>>
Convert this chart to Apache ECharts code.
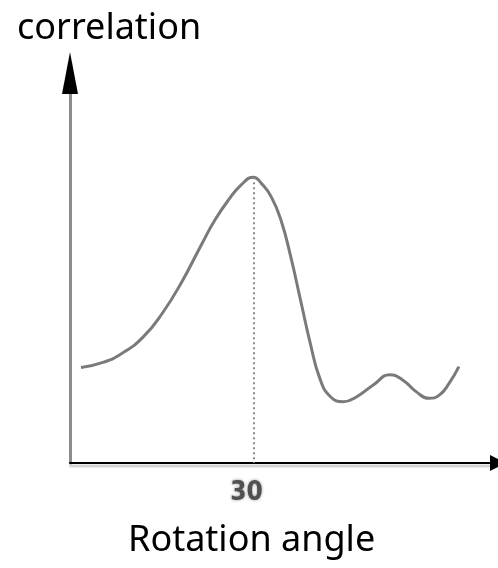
<!DOCTYPE html>
<html>
<head>
<meta charset="utf-8">
<script src="https://cdn.jsdelivr.net/npm/echarts@6/dist/echarts.min.js"></script>
<style>
html,body{margin:0;padding:0;background:#fff;}
#c{width:498px;height:568px;}
</style>
</head>
<body>
<div id="c"></div>
<script>
// Rotation angle (degrees) and correlation (arbitrary units)
var angles = [1.8, 5.4, 8.6, 11.9, 15.1, 18.3, 21.6, 23.7, 25.9, 28.0, 30.0, 31.3, 32.9, 34.5, 36.1, 37.7, 39.3, 40.9, 42.6, 44.7, 46.9, 49.6, 52.3, 54.4, 56.6, 58.7, 60.4, 62.0, 63.6];
var correlation = [0.245, 0.258, 0.282, 0.322, 0.384, 0.465, 0.563, 0.623, 0.674, 0.713, 0.733, 0.717, 0.683, 0.623, 0.529, 0.418, 0.307, 0.215, 0.170, 0.157, 0.170, 0.200, 0.226, 0.213, 0.183, 0.166, 0.174, 0.204, 0.247];
var xTickLabels = [30];
var peakAngle = 30;
var yTitle = 'correlation';
var xTitle = 'Rotation angle';

var points = angles.map(function (a, i) { return [a, correlation[i]]; });
var peakValue = Math.max.apply(null, correlation);

var chart = echarts.init(document.getElementById('c'), null, { renderer: 'canvas' });
chart.setOption({
  animation: false,
  backgroundColor: '#fff',
  title: [
    { text: yTitle, left: 17, top: 11, padding: 0,
      textStyle: { fontFamily: 'Noto Sans', fontSize: 36, fontWeight: 'normal', color: '#000' } },
    { text: xTitle, left: 128, top: 523, padding: 0,
      textStyle: { fontFamily: 'Noto Sans', fontSize: 36, fontWeight: 'normal', color: '#000' } }
  ],
  grid: { left: 70, right: -5, top: 73, bottom: 105, containLabel: false },
  xAxis: {
    type: 'value', min: 0, max: 70,
    axisLine: { show: true, symbol: ['none', 'triangle'], symbolSize: [16, 16],
      lineStyle: { color: '#000', width: 2, shadowColor: 'rgba(0,0,0,0.25)', shadowOffsetY: 3, shadowBlur: 2 } },
    axisTick: { show: false },
    splitLine: { show: false },
    axisLabel: { show: true, customValues: xTickLabels, margin: 17, padding: [0, 14, 0, 0],
      fontFamily: 'DejaVu Sans Condensed', fontSize: 26, fontWeight: 'bold', color: '#505050',
      textShadowColor: 'rgba(90,90,90,0.7)', textShadowBlur: 3 }
  },
  yAxis: [
    { type: 'value', min: 0, max: 1, position: 'left',
      axisLine: { show: true, symbol: 'none', lineStyle: { color: '#8c8c8c', width: 3 } },
      axisTick: { show: false }, axisLabel: { show: false }, splitLine: { show: false } },
    { type: 'value', min: 0, max: 1, position: 'left', offset: 0,
      axisLine: { show: true, symbol: ['none', 'triangle'], symbolSize: [16, 42],
        lineStyle: { color: '#000', width: 0 } },
      axisTick: { show: false }, axisLabel: { show: false }, splitLine: { show: false } }
  ],
  series: [{
    type: 'line',
    data: points,
    smooth: true,
    symbol: 'none',
    yAxisIndex: 0,
    lineStyle: { color: '#7a7a7a', width: 3 },
    markLine: {
      silent: true,
      symbol: ['none', 'none'],
      label: { show: false },
      lineStyle: { color: '#8a8a8a', width: 2, type: [2, 3] },
      data: [[{ coord: [peakAngle, peakValue] }, { coord: [peakAngle, 0] }]]
    }
  }]
});
</script>
</body>
</html>
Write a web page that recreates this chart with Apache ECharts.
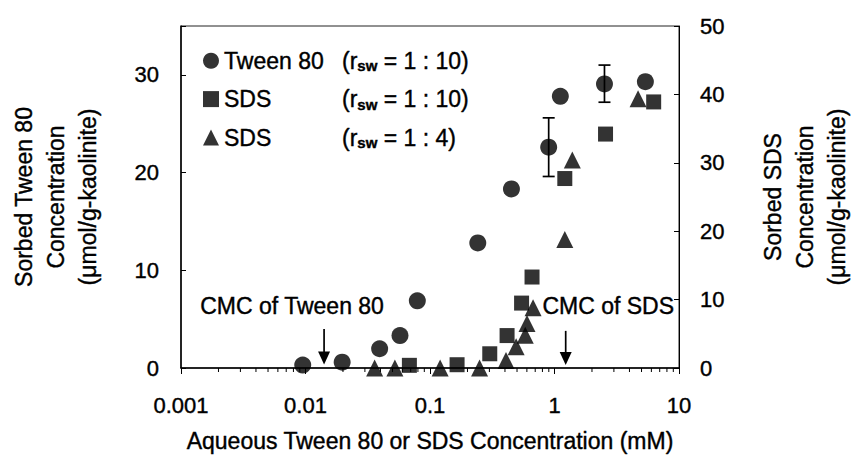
<!DOCTYPE html>
<html><head><meta charset="utf-8">
<script src="https://cdn.jsdelivr.net/npm/echarts@6/dist/echarts.min.js"></script>
<style>html,body{margin:0;padding:0;background:#fff}#c{width:861px;height:459px}</style>
</head><body><div id="c"></div>
<script>
// ---- data ----
const xTickLabels = [0.001, 0.01, 0.1, 1, 10];
const leftTicks = [0, 10, 20, 30];
const rightTicks = [0, 10, 20, 30, 40, 50];
const minorTickValues = [];
[0.001, 0.01, 0.1, 1].forEach(d => { for (let k = 2; k <= 9; k++) minorTickValues.push(+(d * k).toPrecision(3)); });

const seriesNames = ['Tween 80 (1:10)', 'SDS (1:10)', 'SDS (1:4)'];
const legendNames = ['Tween 80', 'SDS', 'SDS'];
const legendRatios = ['1 : 10', '1 : 10', '1 : 4'];

const tweenX = [0.0095, 0.0197, 0.0394, 0.0574, 0.0791, 0.242, 0.451, 0.898, 1.114, 2.52, 5.37];
const tweenY = [0.3, 0.6, 1.97, 3.32, 6.88, 12.8, 18.33, 22.6, 27.8, 29.07, 29.3];
const tweenErrX = [0.898, 2.52];
const tweenErrLow = [19.6, 27.2];
const tweenErrHigh = [25.6, 31.0];

const sds10X = [0.0683, 0.165, 0.302, 0.416, 0.544, 0.66, 1.21, 2.57, 6.26];
const sds10Y = [0.39, 0.48, 2.08, 4.74, 9.49, 13.3, 27.7, 34.2, 38.9];

const sds4X = [0.0359, 0.0522, 0.1206, 0.25, 0.408, 0.492, 0.582, 0.601, 0.673, 1.21, 1.39, 4.69];
const sds4Y = [0, 0, 0, 0, 1.1, 3.1, 4.8, 6.5, 8.8, 18.8, 30.4, 39.35];

const cmcText = ['CMC of Tween 80', 'CMC of SDS'];
const cmcX = [0.0141, 1.23];
const cmcArrowTop = [4.0, 3.8];
const cmcArrowTip = [0.35, 0.3];
const cmcTextX = [0.0078, 2.7];
const cmcTextY = [6.3, 6.3];

// ---- chart ----
const FONT = '"Liberation Sans", Arial, Helvetica, sans-serif';
const FS = 23;   // titles, legend, annotations
const TS = 22;   // tick labels
const TB = {textBorderColor: '#000', textBorderWidth: 0.4};
const chart = echarts.init(document.getElementById('c'), null, {renderer: 'svg'});

const zip = (a, b) => a.map((v, i) => [v, b[i]]);

chart.setOption({
  animation: false,
  backgroundColor: '#fff',
  textStyle: {fontFamily: FONT, color: '#000'},
  grid: {left: 170, right: 164, top: 26, bottom: 91, show: true, borderColor: '#222', borderWidth: 1},
  legend: {
    orient: 'vertical', left: 198, top: 44, itemGap: 14, itemWidth: 16, itemHeight: 16,
    data: seriesNames,
    formatter: name => {
      const i = seriesNames.indexOf(name);
      return `{n|${legendNames[i]}}{p|(r}{s|sw}{p| = ${legendRatios[i]})}`;
    },
    textStyle: Object.assign({
      fontFamily: FONT, fontSize: FS, color: '#000',
      rich: {
        n: Object.assign({fontFamily: FONT, fontSize: FS, width: 118, color: '#000'}, TB),
        p: Object.assign({fontFamily: FONT, fontSize: FS, color: '#000'}, TB),
        s: {fontFamily: FONT, fontSize: 15, fontWeight: 'bold', color: '#000', padding: [10, 0, 0, 0]}
      }
    }, TB)
  },
  xAxis: {
    type: 'log', logBase: 10, min: 0.001, max: 10,
    name: 'Aqueous Tween 80 or SDS Concentration (mM)', nameLocation: 'middle', nameGap: 61,
    nameTextStyle: Object.assign({fontFamily: FONT, fontSize: FS, color: '#000'}, TB),
    axisLine: {show: true, lineStyle: {color: '#000', width: 1.5}},
    axisTick: {show: true, inside: false, length: 6, lineStyle: {color: '#000', width: 1}},
    axisLabel: Object.assign({fontFamily: FONT, fontSize: TS, color: '#000', margin: 26,
      formatter: v => { const m = xTickLabels.find(t => Math.abs(t - v) / t < 1e-6); return m !== undefined ? String(m) : ''; }}, TB),
    splitLine: {show: false}
  },
  yAxis: [{
    type: 'value', min: 0, max: 35, interval: 10, position: 'left',
    name: 'Sorbed Tween 80\nConcentration\n(\u03bcmol/g-kaolinite)', nameLocation: 'middle', nameRotate: 90, nameGap: 77,
    nameTextStyle: Object.assign({fontFamily: FONT, fontSize: FS, color: '#000', lineHeight: 32}, TB),
    axisLine: {show: true, lineStyle: {color: '#000', width: 1.5}},
    axisTick: {show: true, inside: true, length: 5, lineStyle: {color: '#000'}},
    axisLabel: Object.assign({fontFamily: FONT, fontSize: TS, color: '#000', margin: 22, formatter: v => leftTicks.includes(v) ? String(v) : ''}, TB),
    splitLine: {show: false}
  }, {
    type: 'value', min: 0, max: 50, interval: 10, position: 'right',
    name: 'Sorbed SDS\nConcentration\n(\u03bcmol/g-kaolinite)', nameLocation: 'middle', nameRotate: 90, nameGap: 78,
    nameTextStyle: Object.assign({fontFamily: FONT, fontSize: FS, color: '#000', lineHeight: 32}, TB),
    axisLine: {show: true, lineStyle: {color: '#000', width: 1}},
    axisTick: {show: true, inside: true, length: 5, lineStyle: {color: '#000'}},
    axisLabel: Object.assign({fontFamily: FONT, fontSize: TS, color: '#000', margin: 21, formatter: v => rightTicks.includes(v) ? String(v) : ''}, TB),
    splitLine: {show: false}
  }],
  series: [
    {
      type: 'custom', name: 'minorTicks', silent: true, yAxisIndex: 0, clip: false,
      data: minorTickValues.map(v => [v, 0]),
      renderItem: (params, api) => {
        const p = api.coord([api.value(0), 0]);
        return {type: 'line', shape: {x1: p[0], y1: p[1], x2: p[0], y2: p[1] + 4}, style: {stroke: '#000', lineWidth: 1}};
      }
    },
    {
      type: 'custom', name: 'errorBars', silent: true, yAxisIndex: 0,
      data: tweenErrX.map((x, i) => [x, tweenErrLow[i], tweenErrHigh[i]]),
      renderItem: (params, api) => {
        const lo = api.coord([api.value(0), api.value(1)]);
        const hi = api.coord([api.value(0), api.value(2)]);
        const w = 6;
        const st = {stroke: '#000', lineWidth: 1.7};
        return {type: 'group', children: [
          {type: 'line', shape: {x1: lo[0], y1: lo[1], x2: hi[0], y2: hi[1]}, style: st},
          {type: 'line', shape: {x1: lo[0] - w, y1: lo[1], x2: lo[0] + w, y2: lo[1]}, style: st},
          {type: 'line', shape: {x1: hi[0] - w, y1: hi[1], x2: hi[0] + w, y2: hi[1]}, style: st}
        ]};
      }
    },
    {
      type: 'scatter', name: seriesNames[0], yAxisIndex: 0, symbol: 'circle', symbolSize: 17,
      itemStyle: {color: '#000'}, data: zip(tweenX, tweenY)
    },
    {
      type: 'scatter', name: seriesNames[1], yAxisIndex: 1, symbol: 'rect', symbolSize: 15,
      itemStyle: {color: '#000'}, data: zip(sds10X, sds10Y)
    },
    {
      type: 'scatter', name: seriesNames[2], yAxisIndex: 1, symbol: 'triangle', symbolSize: 17,
      itemStyle: {color: '#000'}, data: zip(sds4X, sds4Y)
    },
    {
      type: 'custom', name: 'cmc', silent: true, yAxisIndex: 0, clip: false,
      data: cmcX.map((x, i) => [x, cmcArrowTop[i], cmcArrowTip[i], cmcTextX[i], cmcTextY[i]]),
      renderItem: (params, api) => {
        const top = api.coord([api.value(0), api.value(1)]);
        const tip = api.coord([api.value(0), api.value(2)]);
        const tp = api.coord([api.value(3), api.value(4)]);
        const ah = 13, aw = 6;
        return {type: 'group', children: [
          {type: 'line', shape: {x1: top[0], y1: top[1], x2: tip[0], y2: tip[1] - ah + 2}, style: {stroke: '#000', lineWidth: 1.7}},
          {type: 'polygon', shape: {points: [[tip[0] - aw, tip[1] - ah], [tip[0] + aw, tip[1] - ah], [tip[0], tip[1]]]}, style: {fill: '#000'}},
          {type: 'text', x: tp[0], y: tp[1], style: Object.assign({text: cmcText[params.dataIndex], fontFamily: FONT, fontSize: FS, fill: '#000', stroke: '#000', lineWidth: 0.4, align: 'center', verticalAlign: 'middle'})}
        ]};
      }
    }
  ]
});
</script>
</body></html>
<<
CHALLENGE: Reproduce the data above exactly, but only from the line containing "Write a web" through the line containing "[0.001, 0.01, 0.1, 1].forEach(d"; skip the pictures.

TASK OUTPUT:
Write a web page that recreates this chart with Apache ECharts.
<!DOCTYPE html>
<html><head><meta charset="utf-8">
<script src="https://cdn.jsdelivr.net/npm/echarts@6/dist/echarts.min.js"></script>
<style>html,body{margin:0;padding:0;background:#fff}#c{width:861px;height:459px}</style>
</head><body><div id="c"></div>
<script>
// ---- data ----
const xTickLabels = [0.001, 0.01, 0.1, 1, 10];
const leftTicks = [0, 10, 20, 30];
const rightTicks = [0, 10, 20, 30, 40, 50];
const minorTickValues = [];
[0.001, 0.01, 0.1, 1].forEach(d => { for (let k = 2; k <= 9; k++) minorTickValues.push(+(d * k).toPrecision(3)); });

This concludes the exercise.